Today the U.S. Court of Appeals for the District of Columbia rejected the state of Nevada's case against building a high-level nuclear waste repository at Yucca Mountain, Nevada, a site about 90 miles northwest-ish of Las Vegas. (The court has posted a PDF version of the 100-page decision.) In its findings, however, the court also vacated the EPA's proposed radiation emission standards, designed to protect the public (described as "reasonably maximally exposed individual[s]") from no more than 15 millrems a year of radiation in a 300 km2 area around the repository for the next 10,000 years. The EPA will now have to come up with radiation safety standards which see much further into the future; the National Resources Defense Council notes the isotopes slated to be stored at Yucca Mountain will be at their highest radiation levels for up to 300,000 years, and many will be active for more than 1 million years. There are currently about 80,000 tons of high-level nuclear waste in the United States, largely spent fuel rods from nuclear power generation.

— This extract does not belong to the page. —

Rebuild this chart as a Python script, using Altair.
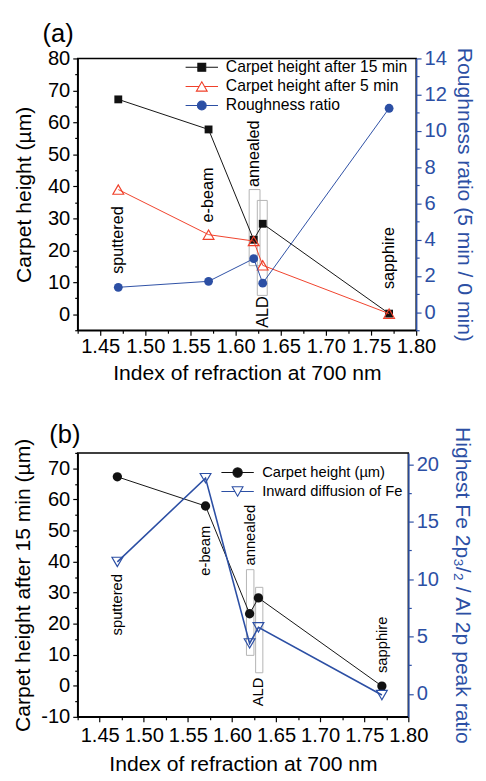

Just look at those numbers. Ten thousand years. Three hundred thousand years.

Ten thousand years ago, archaeologists and anthropologists believe some humans were beginning to domesticate plants and animals, develop polished stone tools, and live in settled communities. As yet there was no wheel, no bronze, and no writing, but clay pottery may not have been far off.

Three hundred thousand years ago, homo sapiens was probably co-existent with - and largely indistinguishable from - homo erectus.

And we expect the EPA to come up with radiation emision standards spanning those lengths of time?

Do we have any conception of how dark, unbounded, and deep that time is?